Makalintal, J., is on official leave.

[1] According to Art. Ill, Sec. 1, par. 20 of the Constitution:  "No person shall be twice put in jeopardy of punishment for the same offense.  If an act is punished by a law and an ordinance, conviction or acquittal under either shall constitute a bar to another prosecution for the same act."

[2] Amended Petition, pars. 1-4.

[3] Ibid, pars. 5-7.

[4] Ibid, par. 9.

[5] Ibid, pars. 10-12.

[6] Answer to Amended Petition, 1-4.

[7] Ibid, 9.

[8] Art. III, Sec. 1, par. 20 of the Constitution.

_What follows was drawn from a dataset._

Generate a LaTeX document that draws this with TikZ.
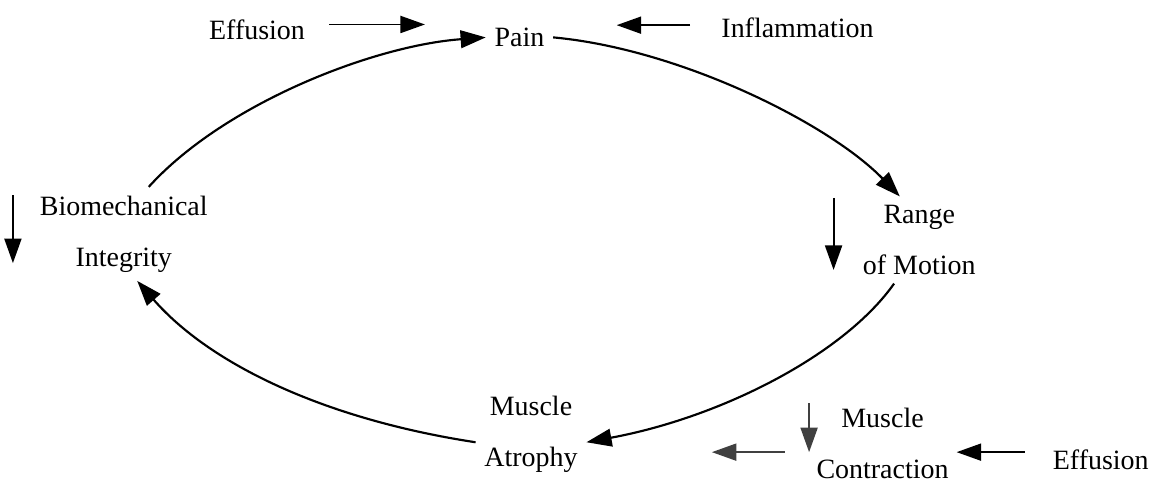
\documentclass[tikz,border=0pt]{standalone}
\usepackage{fontspec}
\setmainfont{Liberation Serif}
\newfontfamily\figfont{Liberation Serif}
\usepackage{tikz}
\usetikzlibrary{arrows.meta}

\begin{document}
\begin{tikzpicture}[
        lbl/.style={align=center, inner sep=3.5pt, font=\figfont\fontsize{11.7pt}{21.3pt}\selectfont},
        arr/.style={-{Triangle[length=3.6mm, width=2.5mm]}, line width=0.8pt},
        cyc/.style={-{Triangle[length=3.7mm, width=2.6mm]}, line width=0.9pt}]
        \useasboundingbox (0,0) rectangle (17.12,7.12);
        % cycle
        \node[lbl] (pain) at (7.64,6.57) {Pain};
        \node[lbl] (rom) at (13.52,3.59) {Range\\of Motion};
        \node[lbl] (atr) at (7.81,0.73) {Muscle\\Atrophy};
        \node[lbl] (bio) at (1.82,3.68) {Biomechanical\\Integrity};
        % side factors
        \node[lbl] (eff1) at (3.78,6.68) {Effusion};
        \node[lbl] (infl) at (11.73,6.71) {Inflammation};
        \node[lbl] (mc) at (12.98,0.60) {Muscle\\Contraction};
        \node[lbl] (eff2) at (16.19,0.36) {Effusion};
        \coordinate (e1a) at (4.84,6.76);
        \coordinate (e1b) at (6.25,6.76);
        \coordinate (ina) at (10.15,6.75);
        \coordinate (inb) at (9.07,6.75);
        \coordinate (bia) at (0.19,4.25);
        \coordinate (bib) at (0.19,3.25);
        \coordinate (roa) at (12.26,4.21);
        \coordinate (rob) at (12.26,3.15);
        \coordinate (mca) at (11.90,1.19);
        \coordinate (mcb) at (11.90,0.47);
        \coordinate (mcc) at (11.54,0.47);
        \coordinate (mcd) at (10.47,0.47);
        \coordinate (e2a) at (15.07,0.47);
        \coordinate (e2b) at (14.07,0.47);
        \draw[cyc] (bio.62) .. controls (3.3,5.6) and (5.5,6.45) .. (pain.west);
        \draw[cyc] (pain.east) .. controls (10.0,6.4) and (12.2,5.3) .. (rom.114);
        \draw[cyc] (rom.-120) .. controls (12.41,1.90) and (10.6,0.98) .. (atr.-8);
        \draw[cyc] (atr.188) .. controls (4.8,0.95) and (3.1,1.75) .. (bio.-74);
        \draw[arr] (e1a) -- (e1b);
        \draw[arr] (ina) -- (inb);
        \draw[arr] (bia) -- (bib);
        \draw[arr] (roa) -- (rob);
        \draw[arr, black!75] (mca) -- (mcb);
        \draw[arr, black!75] (mcc) -- (mcd);
        \draw[arr] (e2a) -- (e2b);
    \end{tikzpicture}
\end{document}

[9] L-27257, August 31, 1971, 40 SCRA 579.

[10] Ibid, 585.

[11] 43 Phil. 650 (1922).

[12] Ibid, 651-652.

[13] Ibid, 652-653.  Justice Malcolm cited United States vs. Hart, 24 Phil. 578 (1913) and United States vs. Vayson, 27 Phil. 447 (1914).  Cf. U.S. vs. Samio, 3 Phil. 691 (1904) and United States vs. De Iro, 33 Phil. 475 (1916).

[14] Rule 120, Section 7.

[15] 76 Phil. 294 (1946).

[16] Ibid, 296.  Cf. People vs. Tamayo, 86 Phil. 209 (1950) and People vs. Rodillas, 89 Phil. 99 (1951).

[17] 107 Phil. 759 (1960).

[18] Ibid, 763.  Cf. People vs. Paet, 100 Phil. 357 (1956) and People vs. Mamatik, 105 Phil. 479 (1959).

[19] 76 Phil. 294, 296 (1946).

[20] 101 Phil. 745 (1957).

[21] Ibid, 748.

[22] Answer to Amended Petition, 5-6.  The Solicitor General was aided in the preparation thereof by Asst. Solicitor General Alicia V. Sempio-Diy and Solicitor Crescencia C. Salva.

[23] Ibid, 6-7.

[24] Bermudez vs. Castillo, 64 Phil. 483, 493 (1937).

[25] People vs. Castaneda, 63 Phil. 480, 485 (1936).

[26] Civil Liberties in the United States, 135 (1956).

[27] The Bill of Rights 140 (1957).  Cf. Lawless, The Machinery of Criminal Justice in England and the United States, 21 Syracuse Law Review 1061-1093 (1970).